I am writing in response to “How Theatre Work Adds Up” by Diep Tran (Feb. ’17). I was drawn to your compensation-themed issue, in part because of my former life as a LORT [League of Resident Theatres] manager, and especially because of my work with the Stage Directors and Choreographers Society (SDC), which day in and day out is about ensuring artists get paid.
I imagine that AT hopes, as we do at SDC Journal, that your readers find the time to read each article thoroughly—absorbing, analyzing, and reflecting on content therein and becoming better informed. To improve our chances of landing our audience, we add graphics and images to catch their eye and hold their attention. We want to inspire them, and feel successful when they find use in what they read. And we know that this doesn’t always happen.
It is not my intention to set up a competition for who is the most poorly compensated in the American theatre; rather the dearth of information available in our collective narrative about the earnings of directors compels me to respond.
Tran’s use of a random sampling in an effort to humanize the reality of theatre workers can be a very effective approach. But in this instance, the way in which she synthesized the information is inconsistent and creates an imbalanced and inaccurate picture. For example, the freelance stage manager and the playwright both have what one might call day jobs, earning some $68,000 a year maintaining a long-running Off-Broadway show or $70,000 a year teaching. For some reason, this income is not included in their overall income. That might be okay, except that the selected director happens to be industrious enough to run an Airbnb out of her house, and that income is included in her annual gross total. In addition, this director was recognized for her extraordinary talent and received an award of $50,000 that year, which doesn’t feel like “annual” income to me. With Airbnb and the award, the featured director is darn near thriving at twice the living wage, while right beside her a fundraiser is selling her eggs.
This true story makes palpable the desperate state of support for artists and arts administrators in this country. But I don’t understand how in the same article we cannot include an ongoing teaching gig related to one’s artistry, but include a one-time award, and then line that up with income from selling eggs? Many in this business are grossly under-compensated or squeak by on a living wage.

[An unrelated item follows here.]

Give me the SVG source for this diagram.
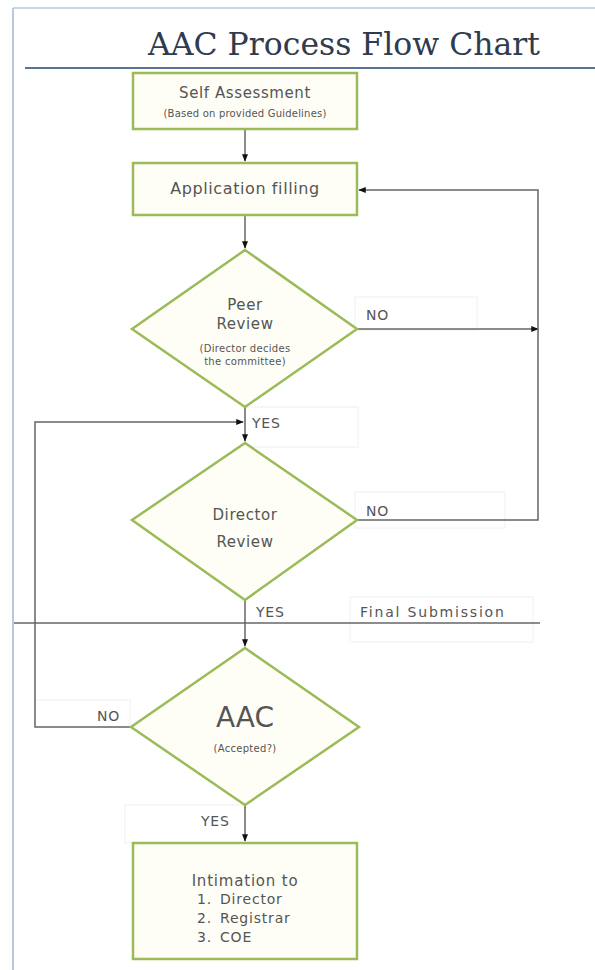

To sample one individual from varying specialties makes it seem like under-compensation is specific to different career tracks within the industry, rather than pervasive in the industry as a whole.
In 2016, 1,037 freelance SDC members worked exclusively in the nonprofit theatre. On average they earned $14,695.04 (gross) through their work directing. In that same year, 89 members, or 9 percent, made $40,000 or more. There are exactly three freelance directors working in the nonprofits who earned $100,000 last year. The success of the anonymous freelance director featured in the article, who earned $45,000, is not typical—although we deeply wish it were. Obviously most, if not all, freelance directors are also teaching, temping, or running Airbnbs out of their homes.
Each story you tell is important. However, the way in which the stories are told and the numbers lined up side by side invite readers to draw their own conclusions—which, given the style in which the piece is written, are likely to be inaccurate.
If American Theatre would like to delve deeper into the lives of freelance directors in the nonprofit sector we would be happy to collaborate.
Laura Penn, executive director
Stage Directors and Choreographers Society
New York City
Diep Tran responds:
To clarify, I chose to include the day job of the director but not the day job of the playwright and stage manager because in the case of the latter two artists, I had them give me their income from 2014, a year when both were freelance artists without a day job. They now have day jobs, but I didn’t include that in the numerical breakdown, because that was not the point of the story. Instead I wanted to show how many gigs a theatre artist often needs to reach a living wage. My apologies if that was unclear. In addition, the point of the story wasn’t to have a competition to see who has it worst. It was to show the realities of the field and of how artists make their livings. However readers want to interpret the data was up to them, but I thought it was as valuable to include data from successful artists as from emerging ones.